» WHAT YOU ARE ASKED TO DO: Repeat each line word for word.

Extracted data entries:
┄┄┄┄┄┄┄┄┄┄

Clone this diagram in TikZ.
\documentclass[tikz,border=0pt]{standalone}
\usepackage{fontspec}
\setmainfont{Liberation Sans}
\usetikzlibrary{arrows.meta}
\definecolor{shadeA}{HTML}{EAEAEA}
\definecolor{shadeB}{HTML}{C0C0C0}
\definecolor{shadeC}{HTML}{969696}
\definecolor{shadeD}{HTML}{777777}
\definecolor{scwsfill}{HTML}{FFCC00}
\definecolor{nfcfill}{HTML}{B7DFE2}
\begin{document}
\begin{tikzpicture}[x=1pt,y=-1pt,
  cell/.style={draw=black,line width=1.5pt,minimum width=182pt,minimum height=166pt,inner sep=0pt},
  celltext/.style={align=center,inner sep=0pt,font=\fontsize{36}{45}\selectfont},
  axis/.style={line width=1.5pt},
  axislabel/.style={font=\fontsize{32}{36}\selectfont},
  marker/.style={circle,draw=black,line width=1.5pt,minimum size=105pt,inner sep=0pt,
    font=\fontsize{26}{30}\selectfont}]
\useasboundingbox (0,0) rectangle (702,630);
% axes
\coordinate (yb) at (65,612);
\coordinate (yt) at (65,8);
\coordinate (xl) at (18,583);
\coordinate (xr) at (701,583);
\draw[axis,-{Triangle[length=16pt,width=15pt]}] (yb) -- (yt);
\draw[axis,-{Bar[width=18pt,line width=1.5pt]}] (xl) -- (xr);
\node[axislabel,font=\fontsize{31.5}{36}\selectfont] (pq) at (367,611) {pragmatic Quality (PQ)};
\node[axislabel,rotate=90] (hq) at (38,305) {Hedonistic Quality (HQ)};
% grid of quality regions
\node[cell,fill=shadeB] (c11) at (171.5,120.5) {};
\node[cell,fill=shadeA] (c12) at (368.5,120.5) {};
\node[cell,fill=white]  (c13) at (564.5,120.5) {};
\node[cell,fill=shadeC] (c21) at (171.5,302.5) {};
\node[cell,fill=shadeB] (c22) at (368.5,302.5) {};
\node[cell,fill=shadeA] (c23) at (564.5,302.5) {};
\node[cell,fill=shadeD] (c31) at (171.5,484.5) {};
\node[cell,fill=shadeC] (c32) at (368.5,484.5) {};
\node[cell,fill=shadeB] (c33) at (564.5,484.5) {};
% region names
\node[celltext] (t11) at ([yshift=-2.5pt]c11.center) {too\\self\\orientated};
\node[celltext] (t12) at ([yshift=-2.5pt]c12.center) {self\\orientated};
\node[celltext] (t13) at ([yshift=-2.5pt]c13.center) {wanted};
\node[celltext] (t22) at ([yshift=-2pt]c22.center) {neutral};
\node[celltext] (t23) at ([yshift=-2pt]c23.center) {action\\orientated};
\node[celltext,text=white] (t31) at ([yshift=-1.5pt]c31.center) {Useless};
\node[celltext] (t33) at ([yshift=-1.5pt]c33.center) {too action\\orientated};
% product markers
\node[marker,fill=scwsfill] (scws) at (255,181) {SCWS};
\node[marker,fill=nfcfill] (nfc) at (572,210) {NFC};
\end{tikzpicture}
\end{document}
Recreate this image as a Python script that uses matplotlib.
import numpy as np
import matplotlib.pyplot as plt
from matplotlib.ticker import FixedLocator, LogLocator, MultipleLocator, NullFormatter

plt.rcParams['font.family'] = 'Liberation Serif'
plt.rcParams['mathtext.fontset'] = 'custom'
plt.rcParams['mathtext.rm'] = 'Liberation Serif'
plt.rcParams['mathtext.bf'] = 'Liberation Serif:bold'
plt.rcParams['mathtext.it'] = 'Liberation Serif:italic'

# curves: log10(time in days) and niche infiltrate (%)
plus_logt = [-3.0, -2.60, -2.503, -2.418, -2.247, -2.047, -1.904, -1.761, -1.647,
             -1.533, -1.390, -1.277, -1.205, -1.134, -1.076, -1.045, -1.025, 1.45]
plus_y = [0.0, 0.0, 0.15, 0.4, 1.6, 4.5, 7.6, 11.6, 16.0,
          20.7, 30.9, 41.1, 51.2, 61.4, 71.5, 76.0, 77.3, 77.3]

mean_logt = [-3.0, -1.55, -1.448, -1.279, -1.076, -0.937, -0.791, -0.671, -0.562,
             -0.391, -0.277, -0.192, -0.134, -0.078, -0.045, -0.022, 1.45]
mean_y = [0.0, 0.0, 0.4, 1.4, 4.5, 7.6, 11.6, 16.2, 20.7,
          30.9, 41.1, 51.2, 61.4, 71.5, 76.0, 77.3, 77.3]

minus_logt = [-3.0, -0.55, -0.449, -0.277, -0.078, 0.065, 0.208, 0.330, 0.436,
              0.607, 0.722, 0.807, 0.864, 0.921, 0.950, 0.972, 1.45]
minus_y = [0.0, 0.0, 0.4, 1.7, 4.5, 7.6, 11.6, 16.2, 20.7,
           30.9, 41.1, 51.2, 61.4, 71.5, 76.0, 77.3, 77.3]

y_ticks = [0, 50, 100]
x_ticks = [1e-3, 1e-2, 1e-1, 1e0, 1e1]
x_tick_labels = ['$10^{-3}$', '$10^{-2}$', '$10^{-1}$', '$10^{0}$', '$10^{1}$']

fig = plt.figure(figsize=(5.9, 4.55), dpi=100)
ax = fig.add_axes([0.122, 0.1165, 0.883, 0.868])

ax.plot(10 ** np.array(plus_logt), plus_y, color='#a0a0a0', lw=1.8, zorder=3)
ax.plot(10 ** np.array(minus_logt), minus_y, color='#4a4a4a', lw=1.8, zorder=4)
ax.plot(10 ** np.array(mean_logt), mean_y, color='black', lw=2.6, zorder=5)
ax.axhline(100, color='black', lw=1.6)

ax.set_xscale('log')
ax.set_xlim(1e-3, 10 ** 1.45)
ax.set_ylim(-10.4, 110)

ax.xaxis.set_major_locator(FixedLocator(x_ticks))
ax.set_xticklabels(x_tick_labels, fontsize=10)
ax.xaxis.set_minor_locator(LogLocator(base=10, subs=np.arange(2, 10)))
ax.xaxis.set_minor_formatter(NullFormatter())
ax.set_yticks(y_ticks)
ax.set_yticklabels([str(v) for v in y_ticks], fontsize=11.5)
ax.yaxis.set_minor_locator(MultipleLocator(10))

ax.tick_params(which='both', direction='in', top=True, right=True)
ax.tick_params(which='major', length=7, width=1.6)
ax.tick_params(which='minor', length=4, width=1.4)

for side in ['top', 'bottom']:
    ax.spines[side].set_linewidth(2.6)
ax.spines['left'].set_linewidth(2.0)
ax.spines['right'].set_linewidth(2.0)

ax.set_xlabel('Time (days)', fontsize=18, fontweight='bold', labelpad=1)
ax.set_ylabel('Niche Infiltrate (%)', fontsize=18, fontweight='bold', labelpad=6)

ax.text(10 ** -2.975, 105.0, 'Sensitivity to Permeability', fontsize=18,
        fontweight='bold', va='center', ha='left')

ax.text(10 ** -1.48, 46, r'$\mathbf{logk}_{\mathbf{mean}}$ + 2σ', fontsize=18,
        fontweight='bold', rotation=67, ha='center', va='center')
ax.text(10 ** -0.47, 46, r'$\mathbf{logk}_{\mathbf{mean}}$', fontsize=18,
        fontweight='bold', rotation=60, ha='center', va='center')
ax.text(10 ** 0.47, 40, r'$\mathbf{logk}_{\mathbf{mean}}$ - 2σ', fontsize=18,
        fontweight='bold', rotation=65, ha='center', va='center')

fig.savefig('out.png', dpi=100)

┄┄┄┄┄┄┄┄┄┄

» THE RESULT:
Clone this diagram in TikZ.
\documentclass[tikz,border=0pt]{standalone}
\usepackage{fontspec}
\setmainfont{Liberation Sans}
\usetikzlibrary{arrows.meta}
\definecolor{shadeA}{HTML}{EAEAEA}
\definecolor{shadeB}{HTML}{C0C0C0}
\definecolor{shadeC}{HTML}{969696}
\definecolor{shadeD}{HTML}{777777}
\definecolor{scwsfill}{HTML}{FFCC00}
\definecolor{nfcfill}{HTML}{B7DFE2}
\begin{document}
\begin{tikzpicture}[x=1pt,y=-1pt,
  cell/.style={draw=black,line width=1.5pt,minimum width=182pt,minimum height=166pt,inner sep=0pt},
  celltext/.style={align=center,inner sep=0pt,font=\fontsize{36}{45}\selectfont},
  axis/.style={line width=1.5pt},
  axislabel/.style={font=\fontsize{32}{36}\selectfont},
  marker/.style={circle,draw=black,line width=1.5pt,minimum size=105pt,inner sep=0pt,
    font=\fontsize{26}{30}\selectfont}]
\useasboundingbox (0,0) rectangle (702,630);
% axes
\coordinate (yb) at (65,612);
\coordinate (yt) at (65,8);
\coordinate (xl) at (18,583);
\coordinate (xr) at (701,583);
\draw[axis,-{Triangle[length=16pt,width=15pt]}] (yb) -- (yt);
\draw[axis,-{Bar[width=18pt,line width=1.5pt]}] (xl) -- (xr);
\node[axislabel,font=\fontsize{31.5}{36}\selectfont] (pq) at (367,611) {pragmatic Quality (PQ)};
\node[axislabel,rotate=90] (hq) at (38,305) {Hedonistic Quality (HQ)};
% grid of quality regions
\node[cell,fill=shadeB] (c11) at (171.5,120.5) {};
\node[cell,fill=shadeA] (c12) at (368.5,120.5) {};
\node[cell,fill=white]  (c13) at (564.5,120.5) {};
\node[cell,fill=shadeC] (c21) at (171.5,302.5) {};
\node[cell,fill=shadeB] (c22) at (368.5,302.5) {};
\node[cell,fill=shadeA] (c23) at (564.5,302.5) {};
\node[cell,fill=shadeD] (c31) at (171.5,484.5) {};
\node[cell,fill=shadeC] (c32) at (368.5,484.5) {};
\node[cell,fill=shadeB] (c33) at (564.5,484.5) {};
% region names
\node[celltext] (t11) at ([yshift=-2.5pt]c11.center) {too\\self\\orientated};
\node[celltext] (t12) at ([yshift=-2.5pt]c12.center) {self\\orientated};
\node[celltext] (t13) at ([yshift=-2.5pt]c13.center) {wanted};
\node[celltext] (t22) at ([yshift=-2pt]c22.center) {neutral};
\node[celltext] (t23) at ([yshift=-2pt]c23.center) {action\\orientated};
\node[celltext,text=white] (t31) at ([yshift=-1.5pt]c31.center) {Useless};
\node[celltext] (t33) at ([yshift=-1.5pt]c33.center) {too action\\orientated};
% product markers
\node[marker,fill=scwsfill] (scws) at (255,181) {SCWS};
\node[marker,fill=nfcfill] (nfc) at (572,210) {NFC};
\end{tikzpicture}
\end{document}
Recreate this image as a Python script that uses matplotlib.
import numpy as np
import matplotlib.pyplot as plt
from matplotlib.ticker import FixedLocator, LogLocator, MultipleLocator, NullFormatter

plt.rcParams['font.family'] = 'Liberation Serif'
plt.rcParams['mathtext.fontset'] = 'custom'
plt.rcParams['mathtext.rm'] = 'Liberation Serif'
plt.rcParams['mathtext.bf'] = 'Liberation Serif:bold'
plt.rcParams['mathtext.it'] = 'Liberation Serif:italic'

# curves: log10(time in days) and niche infiltrate (%)
plus_logt = [-3.0, -2.60, -2.503, -2.418, -2.247, -2.047, -1.904, -1.761, -1.647,
             -1.533, -1.390, -1.277, -1.205, -1.134, -1.076, -1.045, -1.025, 1.45]
plus_y = [0.0, 0.0, 0.15, 0.4, 1.6, 4.5, 7.6, 11.6, 16.0,
          20.7, 30.9, 41.1, 51.2, 61.4, 71.5, 76.0, 77.3, 77.3]

mean_logt = [-3.0, -1.55, -1.448, -1.279, -1.076, -0.937, -0.791, -0.671, -0.562,
             -0.391, -0.277, -0.192, -0.134, -0.078, -0.045, -0.022, 1.45]
mean_y = [0.0, 0.0, 0.4, 1.4, 4.5, 7.6, 11.6, 16.2, 20.7,
          30.9, 41.1, 51.2, 61.4, 71.5, 76.0, 77.3, 77.3]

minus_logt = [-3.0, -0.55, -0.449, -0.277, -0.078, 0.065, 0.208, 0.330, 0.436,
              0.607, 0.722, 0.807, 0.864, 0.921, 0.950, 0.972, 1.45]
minus_y = [0.0, 0.0, 0.4, 1.7, 4.5, 7.6, 11.6, 16.2, 20.7,
           30.9, 41.1, 51.2, 61.4, 71.5, 76.0, 77.3, 77.3]

y_ticks = [0, 50, 100]
x_ticks = [1e-3, 1e-2, 1e-1, 1e0, 1e1]
x_tick_labels = ['$10^{-3}$', '$10^{-2}$', '$10^{-1}$', '$10^{0}$', '$10^{1}$']

fig = plt.figure(figsize=(5.9, 4.55), dpi=100)
ax = fig.add_axes([0.122, 0.1165, 0.883, 0.868])

ax.plot(10 ** np.array(plus_logt), plus_y, color='#a0a0a0', lw=1.8, zorder=3)
ax.plot(10 ** np.array(minus_logt), minus_y, color='#4a4a4a', lw=1.8, zorder=4)
ax.plot(10 ** np.array(mean_logt), mean_y, color='black', lw=2.6, zorder=5)
ax.axhline(100, color='black', lw=1.6)

ax.set_xscale('log')
ax.set_xlim(1e-3, 10 ** 1.45)
ax.set_ylim(-10.4, 110)

ax.xaxis.set_major_locator(FixedLocator(x_ticks))
ax.set_xticklabels(x_tick_labels, fontsize=10)
ax.xaxis.set_minor_locator(LogLocator(base=10, subs=np.arange(2, 10)))
ax.xaxis.set_minor_formatter(NullFormatter())
ax.set_yticks(y_ticks)
ax.set_yticklabels([str(v) for v in y_ticks], fontsize=11.5)
ax.yaxis.set_minor_locator(MultipleLocator(10))

ax.tick_params(which='both', direction='in', top=True, right=True)
ax.tick_params(which='major', length=7, width=1.6)
ax.tick_params(which='minor', length=4, width=1.4)

for side in ['top', 'bottom']:
    ax.spines[side].set_linewidth(2.6)
ax.spines['left'].set_linewidth(2.0)
ax.spines['right'].set_linewidth(2.0)

ax.set_xlabel('Time (days)', fontsize=18, fontweight='bold', labelpad=1)
ax.set_ylabel('Niche Infiltrate (%)', fontsize=18, fontweight='bold', labelpad=6)

ax.text(10 ** -2.975, 105.0, 'Sensitivity to Permeability', fontsize=18,
        fontweight='bold', va='center', ha='left')

ax.text(10 ** -1.48, 46, r'$\mathbf{logk}_{\mathbf{mean}}$ + 2σ', fontsize=18,
        fontweight='bold', rotation=67, ha='center', va='center')
ax.text(10 ** -0.47, 46, r'$\mathbf{logk}_{\mathbf{mean}}$', fontsize=18,
        fontweight='bold', rotation=60, ha='center', va='center')
ax.text(10 ** 0.47, 40, r'$\mathbf{logk}_{\mathbf{mean}}$ - 2σ', fontsize=18,
        fontweight='bold', rotation=65, ha='center', va='center')

fig.savefig('out.png', dpi=100)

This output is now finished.